>> BEGIN DATASET EXTRACT

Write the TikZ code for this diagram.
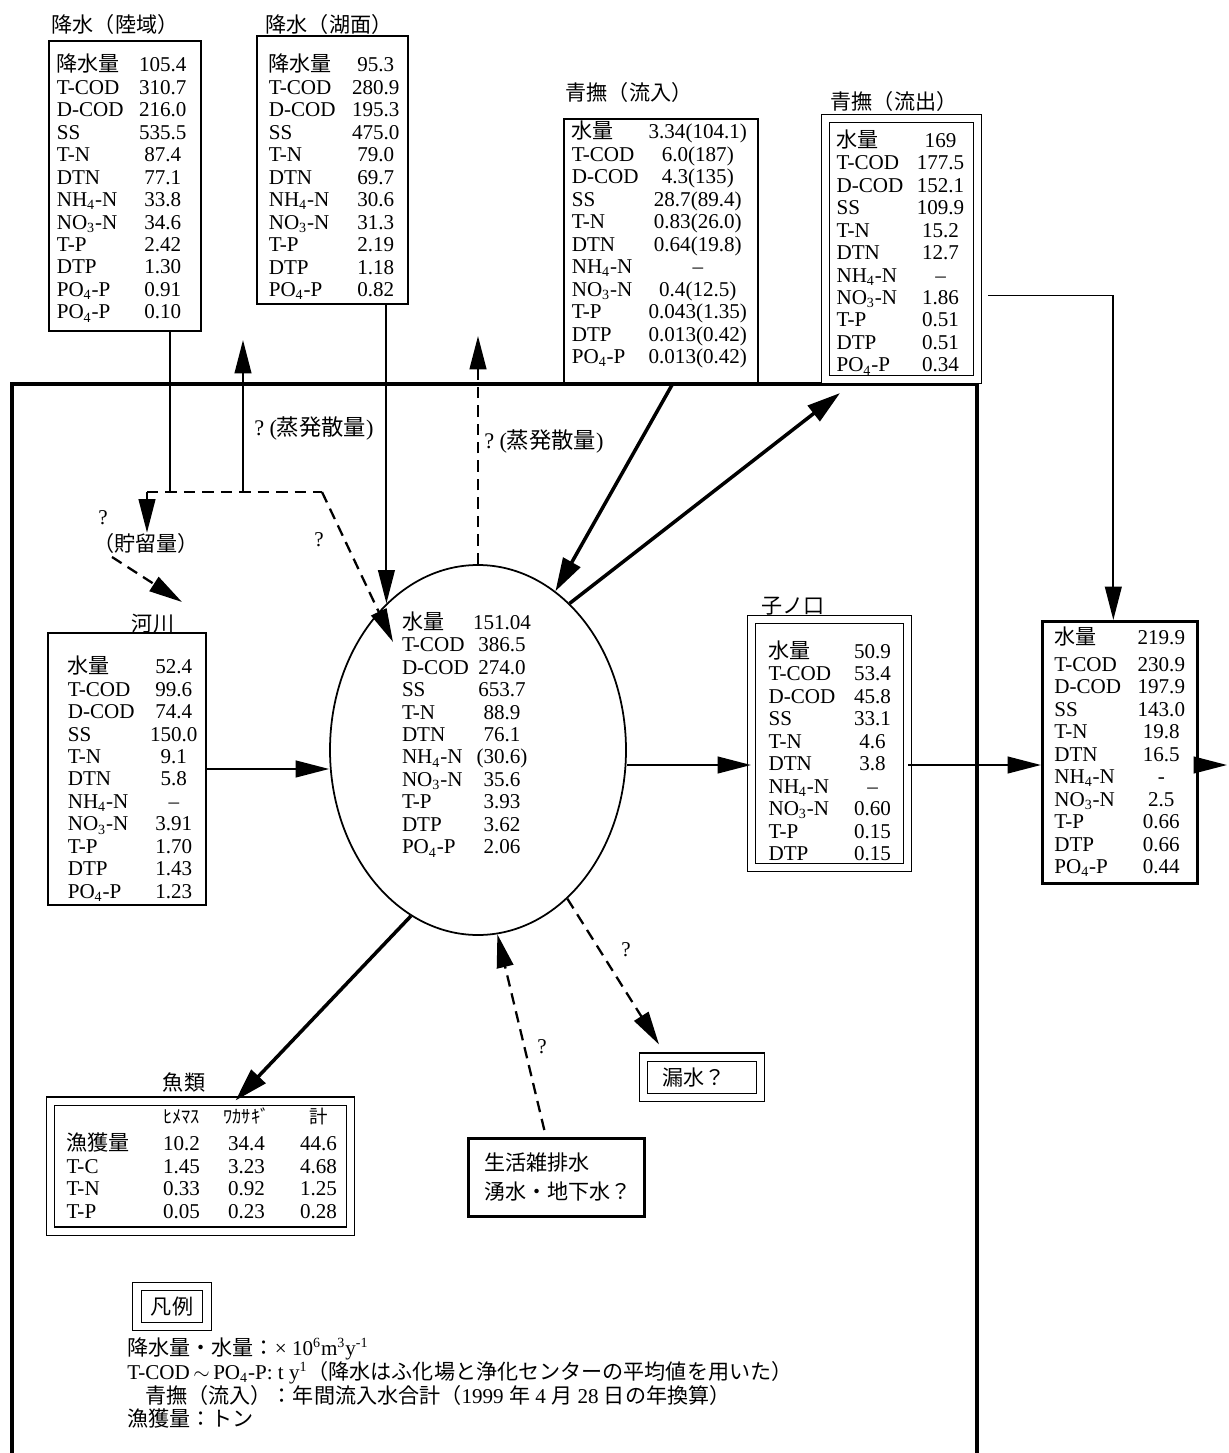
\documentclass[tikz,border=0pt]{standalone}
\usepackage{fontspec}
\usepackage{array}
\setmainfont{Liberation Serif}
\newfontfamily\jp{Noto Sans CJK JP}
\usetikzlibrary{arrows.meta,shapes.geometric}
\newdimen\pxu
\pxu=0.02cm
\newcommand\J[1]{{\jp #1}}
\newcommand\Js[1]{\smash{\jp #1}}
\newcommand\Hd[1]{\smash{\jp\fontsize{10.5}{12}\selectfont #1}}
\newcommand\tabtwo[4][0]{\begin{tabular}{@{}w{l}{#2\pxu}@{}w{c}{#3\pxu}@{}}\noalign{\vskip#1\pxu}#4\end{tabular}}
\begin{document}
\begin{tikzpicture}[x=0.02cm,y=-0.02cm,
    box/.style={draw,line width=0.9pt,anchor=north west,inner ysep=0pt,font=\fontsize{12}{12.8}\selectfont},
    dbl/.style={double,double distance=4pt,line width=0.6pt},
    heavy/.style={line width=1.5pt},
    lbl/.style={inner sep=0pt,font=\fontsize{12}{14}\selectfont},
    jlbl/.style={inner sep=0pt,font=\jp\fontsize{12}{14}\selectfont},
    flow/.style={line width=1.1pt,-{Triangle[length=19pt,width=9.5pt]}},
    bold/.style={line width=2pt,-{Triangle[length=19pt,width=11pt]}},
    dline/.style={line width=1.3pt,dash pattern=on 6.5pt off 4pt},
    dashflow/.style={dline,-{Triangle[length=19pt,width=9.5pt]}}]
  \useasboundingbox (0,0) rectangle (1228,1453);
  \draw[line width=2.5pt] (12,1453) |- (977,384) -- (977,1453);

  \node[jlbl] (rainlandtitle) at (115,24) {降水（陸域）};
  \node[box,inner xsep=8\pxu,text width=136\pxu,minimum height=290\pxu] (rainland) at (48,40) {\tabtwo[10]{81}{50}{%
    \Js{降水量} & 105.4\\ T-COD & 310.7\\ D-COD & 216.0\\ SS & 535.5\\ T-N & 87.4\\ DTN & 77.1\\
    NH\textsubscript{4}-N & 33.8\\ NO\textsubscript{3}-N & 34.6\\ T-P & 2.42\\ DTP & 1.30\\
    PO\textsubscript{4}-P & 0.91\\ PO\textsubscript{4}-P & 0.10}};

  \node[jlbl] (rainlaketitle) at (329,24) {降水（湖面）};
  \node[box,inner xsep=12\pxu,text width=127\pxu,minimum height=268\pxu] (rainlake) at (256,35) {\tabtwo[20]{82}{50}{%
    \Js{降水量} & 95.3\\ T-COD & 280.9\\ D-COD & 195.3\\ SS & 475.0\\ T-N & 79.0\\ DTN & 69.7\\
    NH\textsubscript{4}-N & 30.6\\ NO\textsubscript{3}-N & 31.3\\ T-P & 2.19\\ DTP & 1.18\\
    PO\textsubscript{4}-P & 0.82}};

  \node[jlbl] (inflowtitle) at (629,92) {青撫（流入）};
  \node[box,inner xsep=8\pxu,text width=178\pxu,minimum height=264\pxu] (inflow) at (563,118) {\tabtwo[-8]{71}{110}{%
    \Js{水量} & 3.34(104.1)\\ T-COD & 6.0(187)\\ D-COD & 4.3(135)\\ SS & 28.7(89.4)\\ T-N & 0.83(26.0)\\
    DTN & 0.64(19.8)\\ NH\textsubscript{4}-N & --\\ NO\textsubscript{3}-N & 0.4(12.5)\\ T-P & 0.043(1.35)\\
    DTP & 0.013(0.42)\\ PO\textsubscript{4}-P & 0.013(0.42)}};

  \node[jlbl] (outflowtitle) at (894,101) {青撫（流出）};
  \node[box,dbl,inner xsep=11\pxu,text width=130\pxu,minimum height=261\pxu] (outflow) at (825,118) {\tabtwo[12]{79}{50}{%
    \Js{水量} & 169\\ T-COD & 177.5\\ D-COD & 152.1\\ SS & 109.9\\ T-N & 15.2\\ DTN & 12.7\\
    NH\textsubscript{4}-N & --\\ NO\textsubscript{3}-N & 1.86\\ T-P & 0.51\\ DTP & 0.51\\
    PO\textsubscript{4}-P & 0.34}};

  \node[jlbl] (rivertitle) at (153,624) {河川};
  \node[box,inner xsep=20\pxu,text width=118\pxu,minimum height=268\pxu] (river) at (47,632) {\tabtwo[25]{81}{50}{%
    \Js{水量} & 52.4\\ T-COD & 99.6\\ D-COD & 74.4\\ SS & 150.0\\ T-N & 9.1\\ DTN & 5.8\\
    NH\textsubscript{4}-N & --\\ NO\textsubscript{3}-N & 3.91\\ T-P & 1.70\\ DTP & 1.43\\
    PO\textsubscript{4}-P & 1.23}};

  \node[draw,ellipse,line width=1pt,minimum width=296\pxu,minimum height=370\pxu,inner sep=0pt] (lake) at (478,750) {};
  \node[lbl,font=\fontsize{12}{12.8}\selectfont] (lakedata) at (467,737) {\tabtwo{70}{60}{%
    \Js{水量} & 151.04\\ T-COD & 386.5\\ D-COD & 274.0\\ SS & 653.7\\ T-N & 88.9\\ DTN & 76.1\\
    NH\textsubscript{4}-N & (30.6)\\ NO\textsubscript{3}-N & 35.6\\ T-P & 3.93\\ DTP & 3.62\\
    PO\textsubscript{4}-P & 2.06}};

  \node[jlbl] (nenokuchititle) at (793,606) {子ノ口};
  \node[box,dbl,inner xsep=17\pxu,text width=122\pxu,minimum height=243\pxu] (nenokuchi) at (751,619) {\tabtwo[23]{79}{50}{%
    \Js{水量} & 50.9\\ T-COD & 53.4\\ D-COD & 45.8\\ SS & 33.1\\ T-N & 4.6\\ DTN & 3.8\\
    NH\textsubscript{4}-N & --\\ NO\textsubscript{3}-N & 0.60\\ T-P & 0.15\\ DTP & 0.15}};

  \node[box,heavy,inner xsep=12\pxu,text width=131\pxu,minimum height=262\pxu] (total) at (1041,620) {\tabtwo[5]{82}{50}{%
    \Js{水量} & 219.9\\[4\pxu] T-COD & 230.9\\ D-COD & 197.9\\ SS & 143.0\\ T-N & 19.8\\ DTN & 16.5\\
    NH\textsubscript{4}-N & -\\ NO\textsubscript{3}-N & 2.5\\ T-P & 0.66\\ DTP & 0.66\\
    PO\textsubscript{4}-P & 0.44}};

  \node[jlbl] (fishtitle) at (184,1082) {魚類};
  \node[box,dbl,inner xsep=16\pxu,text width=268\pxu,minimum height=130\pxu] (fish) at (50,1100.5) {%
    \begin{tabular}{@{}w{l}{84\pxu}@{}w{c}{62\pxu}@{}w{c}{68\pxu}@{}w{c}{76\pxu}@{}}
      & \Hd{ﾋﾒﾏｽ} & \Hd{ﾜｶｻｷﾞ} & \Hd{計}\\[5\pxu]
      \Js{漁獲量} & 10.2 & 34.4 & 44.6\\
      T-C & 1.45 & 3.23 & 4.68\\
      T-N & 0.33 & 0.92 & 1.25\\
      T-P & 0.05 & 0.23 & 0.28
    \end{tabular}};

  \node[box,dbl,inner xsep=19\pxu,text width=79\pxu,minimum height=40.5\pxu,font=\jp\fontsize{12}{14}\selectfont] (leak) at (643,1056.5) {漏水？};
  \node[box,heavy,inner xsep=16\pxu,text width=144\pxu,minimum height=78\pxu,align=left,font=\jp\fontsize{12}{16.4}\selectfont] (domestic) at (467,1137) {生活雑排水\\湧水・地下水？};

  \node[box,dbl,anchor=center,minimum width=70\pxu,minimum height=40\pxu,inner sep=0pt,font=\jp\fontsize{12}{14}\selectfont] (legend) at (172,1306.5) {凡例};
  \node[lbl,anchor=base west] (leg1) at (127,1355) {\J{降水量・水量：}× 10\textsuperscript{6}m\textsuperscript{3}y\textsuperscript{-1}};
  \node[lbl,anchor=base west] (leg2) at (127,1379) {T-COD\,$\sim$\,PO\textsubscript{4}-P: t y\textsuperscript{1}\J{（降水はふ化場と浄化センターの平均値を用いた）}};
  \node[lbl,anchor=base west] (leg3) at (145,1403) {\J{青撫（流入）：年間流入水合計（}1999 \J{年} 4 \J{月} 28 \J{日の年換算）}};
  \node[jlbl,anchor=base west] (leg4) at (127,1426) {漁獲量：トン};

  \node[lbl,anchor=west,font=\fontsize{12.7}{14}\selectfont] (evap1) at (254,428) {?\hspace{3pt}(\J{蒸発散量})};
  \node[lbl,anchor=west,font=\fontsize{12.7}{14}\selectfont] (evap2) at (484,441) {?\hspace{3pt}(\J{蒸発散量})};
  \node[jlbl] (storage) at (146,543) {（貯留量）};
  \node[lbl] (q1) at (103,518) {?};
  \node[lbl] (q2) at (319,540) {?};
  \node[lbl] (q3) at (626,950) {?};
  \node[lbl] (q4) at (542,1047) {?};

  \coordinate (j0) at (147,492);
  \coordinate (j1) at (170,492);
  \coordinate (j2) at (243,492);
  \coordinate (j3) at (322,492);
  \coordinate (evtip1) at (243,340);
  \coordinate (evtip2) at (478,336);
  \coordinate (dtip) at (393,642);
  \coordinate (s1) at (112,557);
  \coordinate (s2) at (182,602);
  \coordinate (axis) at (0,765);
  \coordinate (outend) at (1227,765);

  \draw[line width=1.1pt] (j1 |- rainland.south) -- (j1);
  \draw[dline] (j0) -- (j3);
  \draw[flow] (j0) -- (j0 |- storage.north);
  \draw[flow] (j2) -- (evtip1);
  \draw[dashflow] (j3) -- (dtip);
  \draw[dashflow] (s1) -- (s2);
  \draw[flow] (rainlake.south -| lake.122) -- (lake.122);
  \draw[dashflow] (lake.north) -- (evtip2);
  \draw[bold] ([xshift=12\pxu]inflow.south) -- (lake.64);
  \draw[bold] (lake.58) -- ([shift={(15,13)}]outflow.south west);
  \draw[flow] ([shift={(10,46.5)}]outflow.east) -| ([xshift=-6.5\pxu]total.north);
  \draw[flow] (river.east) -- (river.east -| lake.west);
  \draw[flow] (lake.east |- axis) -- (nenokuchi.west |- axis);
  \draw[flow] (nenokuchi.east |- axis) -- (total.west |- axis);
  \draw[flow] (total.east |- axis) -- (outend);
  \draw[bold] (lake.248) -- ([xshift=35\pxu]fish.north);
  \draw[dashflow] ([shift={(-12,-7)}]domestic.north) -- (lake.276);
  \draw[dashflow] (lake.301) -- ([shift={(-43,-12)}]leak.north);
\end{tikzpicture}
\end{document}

>> END DATASET EXTRACT

**THE TASK:** Write out nothing but the lines from the start of the data through the line with "(977,384) -- (977,1453);". Leave out the pictures.

**TASK RESPONSE:**
Write the TikZ code for this diagram.
\documentclass[tikz,border=0pt]{standalone}
\usepackage{fontspec}
\usepackage{array}
\setmainfont{Liberation Serif}
\newfontfamily\jp{Noto Sans CJK JP}
\usetikzlibrary{arrows.meta,shapes.geometric}
\newdimen\pxu
\pxu=0.02cm
\newcommand\J[1]{{\jp #1}}
\newcommand\Js[1]{\smash{\jp #1}}
\newcommand\Hd[1]{\smash{\jp\fontsize{10.5}{12}\selectfont #1}}
\newcommand\tabtwo[4][0]{\begin{tabular}{@{}w{l}{#2\pxu}@{}w{c}{#3\pxu}@{}}\noalign{\vskip#1\pxu}#4\end{tabular}}
\begin{document}
\begin{tikzpicture}[x=0.02cm,y=-0.02cm,
    box/.style={draw,line width=0.9pt,anchor=north west,inner ysep=0pt,font=\fontsize{12}{12.8}\selectfont},
    dbl/.style={double,double distance=4pt,line width=0.6pt},
    heavy/.style={line width=1.5pt},
    lbl/.style={inner sep=0pt,font=\fontsize{12}{14}\selectfont},
    jlbl/.style={inner sep=0pt,font=\jp\fontsize{12}{14}\selectfont},
    flow/.style={line width=1.1pt,-{Triangle[length=19pt,width=9.5pt]}},
    bold/.style={line width=2pt,-{Triangle[length=19pt,width=11pt]}},
    dline/.style={line width=1.3pt,dash pattern=on 6.5pt off 4pt},
    dashflow/.style={dline,-{Triangle[length=19pt,width=9.5pt]}}]
  \useasboundingbox (0,0) rectangle (1228,1453);
  \draw[line width=2.5pt] (12,1453) |- (977,384) -- (977,1453);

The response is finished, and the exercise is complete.